▶ [OBJECTIVE]
Your task is to repeat all of the data exactly while excluding the pictures.

+ + + + + + +

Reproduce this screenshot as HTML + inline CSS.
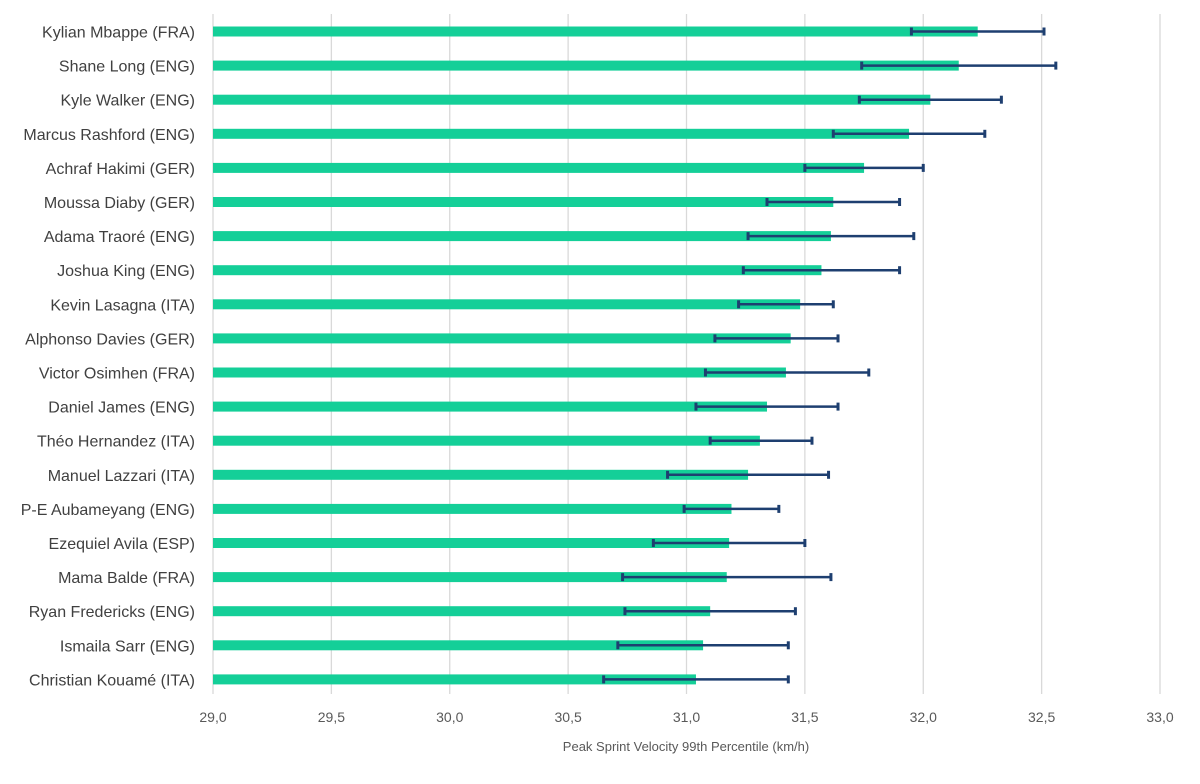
<!DOCTYPE html>
<html><head><meta charset="utf-8"><style>
body{margin:0;background:#fff;}
svg text{font-family:"Liberation Sans",sans-serif;}
</style></head><body>
<svg id="chart" width="1200" height="779" xmlns="http://www.w3.org/2000/svg"></svg>
<script>
const players=["Kylian Mbappe (FRA)","Shane Long (ENG)","Kyle Walker (ENG)","Marcus Rashford (ENG)","Achraf Hakimi (GER)","Moussa Diaby (GER)","Adama Traoré (ENG)","Joshua King (ENG)","Kevin Lasagna (ITA)","Alphonso Davies (GER)","Victor Osimhen (FRA)","Daniel James (ENG)","Théo Hernandez (ITA)","Manuel Lazzari (ITA)","P-E Aubameyang (ENG)","Ezequiel Avila (ESP)","Mama Balde (FRA)","Ryan Fredericks (ENG)","Ismaila Sarr (ENG)","Christian Kouamé (ITA)"];
const values=[32.23,32.15,32.03,31.94,31.75,31.62,31.61,31.57,31.48,31.44,31.42,31.34,31.31,31.26,31.19,31.18,31.17,31.10,31.07,31.04];
const errLow=[31.95,31.74,31.73,31.62,31.50,31.34,31.26,31.24,31.22,31.12,31.08,31.04,31.10,30.92,30.99,30.86,30.73,30.74,30.71,30.65];
const errHigh=[32.51,32.56,32.33,32.26,32.00,31.90,31.96,31.90,31.62,31.64,31.77,31.64,31.53,31.60,31.39,31.50,31.61,31.46,31.43,31.43];
const ticks=[29.0,29.5,30.0,30.5,31.0,31.5,32.0,32.5,33.0];
const svg=document.getElementById('chart');
const NS='http://www.w3.org/2000/svg';
const x=v=>213+(v-29)*236.75;
const y=i=>31.5+i*34.1;
function mk(t,a){const e=document.createElementNS(NS,t);for(const k in a)e.setAttribute(k,a[k]);svg.appendChild(e);return e;}
ticks.forEach((t,i)=>{
  const g=mk('line',{x1:x(t),x2:x(t),y1:14,y2:694,stroke:'#d9d9d9','stroke-width':1.3});
  
  
  const l=mk('text',{x:x(t),y:722,'text-anchor':'middle','font-size':14,fill:'#595959'});
  l.textContent=t.toFixed(1).replace('.',',');
  
  
});
players.forEach((p,i)=>{
  const cy=y(i);
  const b=mk('rect',{x:x(29),y:cy-5,width:x(values[i])-x(29),height:10,fill:'#14cf98'});
  
  
  const e=mk('line',{x1:x(errLow[i]),x2:x(errHigh[i]),y1:cy,y2:cy,stroke:'#1e3f70','stroke-width':2.5});
  
  
  [errLow[i],errHigh[i]].forEach(v=>{
    const c=mk('line',{x1:x(v),x2:x(v),y1:cy-4,y2:cy+4,stroke:'#1e3f70','stroke-width':3});
    
    
  });
  const t=mk('text',{x:195,y:cy+6,'text-anchor':'end','font-size':16,fill:'#404040'});
  t.textContent=p;
  
  
});
const at=mk('text',{x:686,y:751,'text-anchor':'middle','font-size':13,fill:'#595959'});
at.textContent='Peak Sprint Velocity 99th Percentile (km/h)';


</script>
</body></html>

+ + + + + + +

▶ [OUTPUT FOR THIS EXERCISE]
Reproduce this screenshot as HTML + inline CSS.
<!DOCTYPE html>
<html><head><meta charset="utf-8"><style>
body{margin:0;background:#fff;}
svg text{font-family:"Liberation Sans",sans-serif;}
</style></head><body>
<svg id="chart" width="1200" height="779" xmlns="http://www.w3.org/2000/svg"></svg>
<script>
const players=["Kylian Mbappe (FRA)","Shane Long (ENG)","Kyle Walker (ENG)","Marcus Rashford (ENG)","Achraf Hakimi (GER)","Moussa Diaby (GER)","Adama Traoré (ENG)","Joshua King (ENG)","Kevin Lasagna (ITA)","Alphonso Davies (GER)","Victor Osimhen (FRA)","Daniel James (ENG)","Théo Hernandez (ITA)","Manuel Lazzari (ITA)","P-E Aubameyang (ENG)","Ezequiel Avila (ESP)","Mama Balde (FRA)","Ryan Fredericks (ENG)","Ismaila Sarr (ENG)","Christian Kouamé (ITA)"];
const values=[32.23,32.15,32.03,31.94,31.75,31.62,31.61,31.57,31.48,31.44,31.42,31.34,31.31,31.26,31.19,31.18,31.17,31.10,31.07,31.04];
const errLow=[31.95,31.74,31.73,31.62,31.50,31.34,31.26,31.24,31.22,31.12,31.08,31.04,31.10,30.92,30.99,30.86,30.73,30.74,30.71,30.65];
const errHigh=[32.51,32.56,32.33,32.26,32.00,31.90,31.96,31.90,31.62,31.64,31.77,31.64,31.53,31.60,31.39,31.50,31.61,31.46,31.43,31.43];
const ticks=[29.0,29.5,30.0,30.5,31.0,31.5,32.0,32.5,33.0];
const svg=document.getElementById('chart');
const NS='http://www.w3.org/2000/svg';
const x=v=>213+(v-29)*236.75;
const y=i=>31.5+i*34.1;
function mk(t,a){const e=document.createElementNS(NS,t);for(const k in a)e.setAttribute(k,a[k]);svg.appendChild(e);return e;}
ticks.forEach((t,i)=>{
  const g=mk('line',{x1:x(t),x2:x(t),y1:14,y2:694,stroke:'#d9d9d9','stroke-width':1.3});
  
  
  const l=mk('text',{x:x(t),y:722,'text-anchor':'middle','font-size':14,fill:'#595959'});
  l.textContent=t.toFixed(1).replace('.',',');
  
  
});
players.forEach((p,i)=>{
  const cy=y(i);
  const b=mk('rect',{x:x(29),y:cy-5,width:x(values[i])-x(29),height:10,fill:'#14cf98'});
  
  
  const e=mk('line',{x1:x(errLow[i]),x2:x(errHigh[i]),y1:cy,y2:cy,stroke:'#1e3f70','stroke-width':2.5});
  
  
  [errLow[i],errHigh[i]].forEach(v=>{
    const c=mk('line',{x1:x(v),x2:x(v),y1:cy-4,y2:cy+4,stroke:'#1e3f70','stroke-width':3});
    
    
  });
  const t=mk('text',{x:195,y:cy+6,'text-anchor':'end','font-size':16,fill:'#404040'});
  t.textContent=p;
  
  
});
const at=mk('text',{x:686,y:751,'text-anchor':'middle','font-size':13,fill:'#595959'});
at.textContent='Peak Sprint Velocity 99th Percentile (km/h)';


</script>
</body></html>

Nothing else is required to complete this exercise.